The next day, there was a third visitor. And the next, a fourth. And it played with my mind that perhaps the same few creatures were just circling the house and coming in one at a time for a snack and a visit, over and over again.

I believe that nature speaks to us, and that birds and animals in particular cross our paths when we are meant to learn some truth from them – a lesson for our hearts, some enlightenment for our spirits. Perhaps the opossums were traipsing through my closet for a reason. I needed to pay attention.

In Native American cultures, opossums have a long history, a story going back to the very creation of the earth, and several legends explain why they have no fur on their tails (such as having it burned off while bringing fire to man). Even their name comes from the Powhatan tribe of Virginia (it means small white dog).

I also know that opossums provide a great service to humans and other creatures by controlling certain pesky populations that can cause us injury and sickness and harm in any number of ways.
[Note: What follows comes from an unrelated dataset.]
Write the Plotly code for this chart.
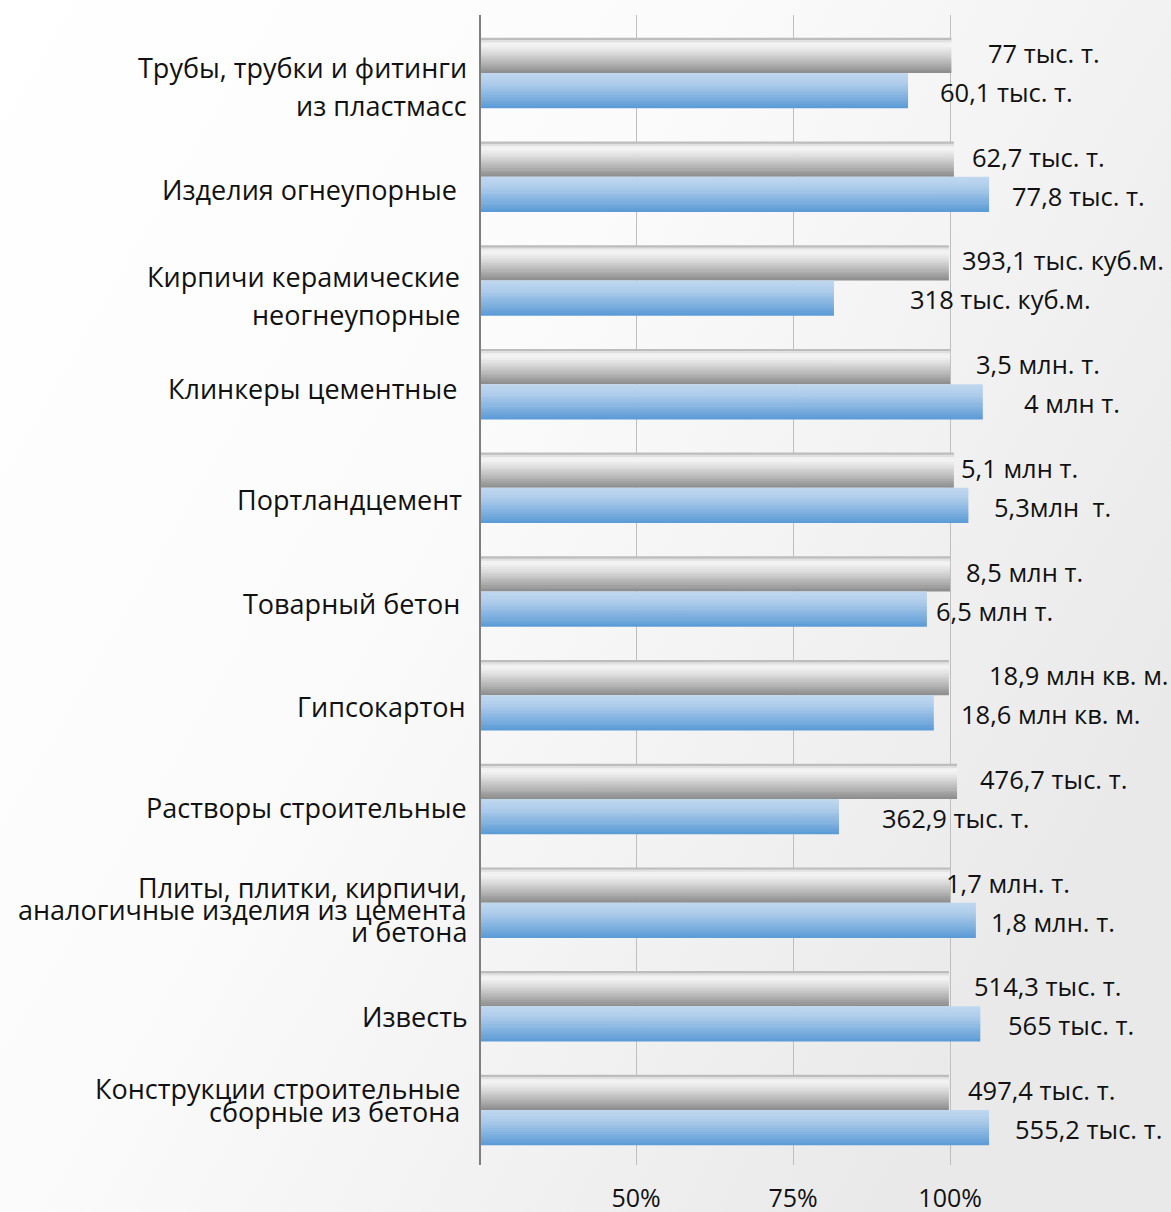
import base64
import plotly.graph_objects as go

# ---------------- data ----------------
categories = [
    "Трубы, трубки и фитинги<br>из пластмасс",
    "Изделия огнеупорные",
    "Кирпичи керамические<br>неогнеупорные",
    "Клинкеры цементные",
    "Портландцемент",
    "Товарный бетон",
    "Гипсокартон",
    "Растворы строительные",
    "Плиты, плитки, кирпичи,<br>аналогичные изделия из цемента<br>и бетона",
    "Известь",
    "Конструкции строительные<br>сборные из бетона",
]
prev_pct = [100.2, 100.6, 99.8, 100.0, 100.6, 100.0, 99.8, 101.1, 100.0, 99.8, 99.8]
curr_pct = [93.3, 106.2, 81.5, 105.2, 102.9, 96.3, 97.4, 82.3, 104.1, 104.8, 106.2]
prev_labels = ["77 тыс. т.", "62,7 тыс. т.", "393,1 тыс. куб.м.", "3,5 млн. т.", "5,1 млн т.",
               "8,5 млн т.", "18,9 млн кв. м.", "476,7 тыс. т.", "1,7 млн. т.", "514,3 тыс. т.",
               "497,4 тыс. т."]
curr_labels = ["60,1 тыс. т.", "77,8 тыс. т.", "318 тыс. куб.м.", "4 млн т.", "5,3млн\u00a0 т.",
               "6,5 млн т.", "18,6 млн кв. м.", "362,9 тыс. т.", "1,8 млн. т.", "565 тыс. т.",
               "555,2 тыс. т."]
tick_vals = [50, 75, 100]
tick_text = ["50%", "75%", "100%"]

# ---------------- layout / style ----------------
W, H = 1171, 1212
ML, MR, MT, MB = 481, 0, 15, 47
PX_PER_PCT = 6.28
X0 = 25.3
X1 = X0 + (W - ML - MR) / PX_PER_PCT
Y_TOP, Y_BOT = -0.56, 10.53

# label x positions (in % units, left edge) for the value labels
prev_label_x = [105.7, 103.2, 101.6, 103.8, 101.4, 102.2, 105.9, 104.5, 99.0, 103.5, 102.5]
curr_label_x = [98.1, 109.6, 93.3, 111.5, 106.7, 97.5, 101.4, 88.9, 106.2, 108.9, 110.0]
# category label layout: right edge (px), line spacing (px), vertical offset (px, down)
cat_right_px = [469, 459, 462, 459, 464, 462, 468, 469, 469, 470, 462]
cat_line_px = [38, 0, 38, 0, 0, 0, 0, 0, 22, 0, 23]
cat_dy_px = [13, 13, 15, 4, 12, 12, 11, 9, 7, 10, -10]

FONT = "Open Sans, Roboto, DejaVu Sans, sans-serif"
CAT_SIZE = 27
VAL_SIZE = 25.5
TICK_SIZE = 25
TXT = "#111111"
BAR_W = 0.34
N_SLICES = 16

gray_stops = [(0.0, (166, 166, 166)), (0.07, (217, 217, 217)), (0.18, (248, 248, 248)),
              (0.42, (220, 220, 220)), (0.72, (180, 180, 180)), (1.0, (138, 138, 138))]
blue_stops = [(0.0, (192, 216, 239)), (0.3, (174, 204, 234)), (1.0, (90, 154, 214))]


def interp(stops, t):
    for (t0, c0), (t1, c1) in zip(stops[:-1], stops[1:]):
        if t0 <= t <= t1:
            f = (t - t0) / (t1 - t0) if t1 > t0 else 0
            return "rgb(%d,%d,%d)" % tuple(round(a + (b - a) * f) for a, b in zip(c0, c1))
    return "rgb(%d,%d,%d)" % stops[-1][1]


fig = go.Figure()

# bars drawn as horizontal slices to mimic the gradient fill
def add_series(values, stops, start_offset, name):
    w = BAR_W / N_SLICES
    for k in range(N_SLICES):
        t = (k + 0.5) / N_SLICES
        fig.add_trace(go.Bar(
            y=categories, x=values, orientation="h",
            width=w * 1.3 if k < N_SLICES - 1 else w,
            offset=start_offset + k * w,
            marker=dict(color=interp(stops, t), line=dict(width=0)),
            name=name, showlegend=False, hoverinfo="skip",
        ))

add_series(prev_pct, gray_stops, -BAR_W, "prev")
add_series(curr_pct, blue_stops, 0.0, "curr")

annotations = []
for i, c in enumerate(categories):
    annotations.append(dict(x=prev_label_x[i], y=c, xref="x", yref="y", text=prev_labels[i],
                            showarrow=False, xanchor="left", yanchor="middle", yshift=20,
                            font=dict(family=FONT, size=VAL_SIZE, color=TXT)))
    annotations.append(dict(x=curr_label_x[i], y=c, xref="x", yref="y", text=curr_labels[i],
                            showarrow=False, xanchor="left", yanchor="middle", yshift=-19,
                            font=dict(family=FONT, size=VAL_SIZE, color=TXT)))
    lines = c.split("<br>")
    n = len(lines)
    for j, ln in enumerate(lines):
        ys = -cat_dy_px[i] + ((n - 1) / 2 - j) * cat_line_px[i]
        annotations.append(dict(x=(cat_right_px[i] - ML) / (W - ML - MR), y=c, xref="paper", yref="y",
                                text=ln, showarrow=False, xanchor="right", yanchor="middle",
                                yshift=ys, font=dict(family=FONT, size=CAT_SIZE, color=TXT)))

svg = ('<svg xmlns="http://www.w3.org/2000/svg" width="1171" height="1212">'
       '<defs><linearGradient id="g" x1="0" y1="0" x2="1" y2="0.6">'
       '<stop offset="0" stop-color="#ffffff"/><stop offset="0.45" stop-color="#fbfbfb"/>'
       '<stop offset="1" stop-color="#e9e9e9"/></linearGradient></defs>'
       '<rect width="1171" height="1212" fill="url(#g)"/></svg>')
bg_uri = "data:image/svg+xml;base64," + base64.b64encode(svg.encode()).decode()
pw, ph = W - ML - MR, H - MT - MB

fig.update_layout(
    width=W, height=H,
    margin=dict(l=ML, r=MR, t=MT, b=MB, autoexpand=False),
    barmode="overlay",
    paper_bgcolor="#ffffff",
    plot_bgcolor="rgba(0,0,0,0)",
    font=dict(family=FONT, size=VAL_SIZE, color=TXT),
    annotations=annotations,
    images=[dict(source=bg_uri, xref="paper", yref="paper", x=-ML / pw, y=1 + MT / ph,
                 sizex=W / pw, sizey=H / ph, sizing="stretch", layer="below",
                 xanchor="left", yanchor="top")],
    xaxis=dict(range=[X0, X1], tickvals=tick_vals, ticktext=tick_text, showgrid=True,
               gridcolor="#bfbfbf", gridwidth=1, zeroline=False, showline=False,
               ticks="outside", ticklen=11, tickcolor="rgba(0,0,0,0)",
               tickfont=dict(family=FONT, size=TICK_SIZE, color=TXT), automargin=False),
    yaxis=dict(type="category", categoryorder="array", categoryarray=categories,
               range=[Y_BOT, Y_TOP], showticklabels=False, showgrid=False, zeroline=False,
               showline=True, linecolor="#7f7f7f", linewidth=2, ticks="", automargin=False),
)

fig.write_html(
    "out.html",
    config={"displayModeBar": False},
    post_script="document.body.style.margin='0';document.body.style.overflow='hidden';",
)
Within the realm of symbolism and example, however, opossums represent creative problem-solving and creating unique personal images – as well as the ability to see through false images of others.

I was particularly intrigued to learn that their reputation for playing dead (i.e., “playing opossum”) is no mere act. They actually faint when sufficiently startled or frightened in a confrontational situation. Rather than bite and fight … and if running away just won’t do … they literally keel over in a dead faint. A unique yet highly effective method of peacekeeping, it seems to me.

And so, over the next few days, I attempted to get in touch with my “inner opossum.” Eventually, I found I had assembled a rather interesting collection of opossum truth. To begin with, our appearance is just our personal history made visible … and sometimes it gets scorched and wrinkled and worn bare along the way, as it trails along behind us. Not everything posed before us in the world is real … hissing and growling and baring of teeth may be nothing more than posturing and pretence. When lost, its okay to tuck down and hide for a while … as long as we stay curious, especially in strange places (both physical and emotional). Sometimes the most unlikely sources of kindness are the ones that set us free. Always be helpful … even if it means doing the hard stuff that no one else wants to do; not everyone will appreciate it, but some will. And when something scares us, our best strategy might be to just stop and make ourselves vulnerable to it.

In the end, perhaps I didn’t just discover a band of random opossums in my closet. Perhaps I found small gifts of wisdom, in brown paper sacks.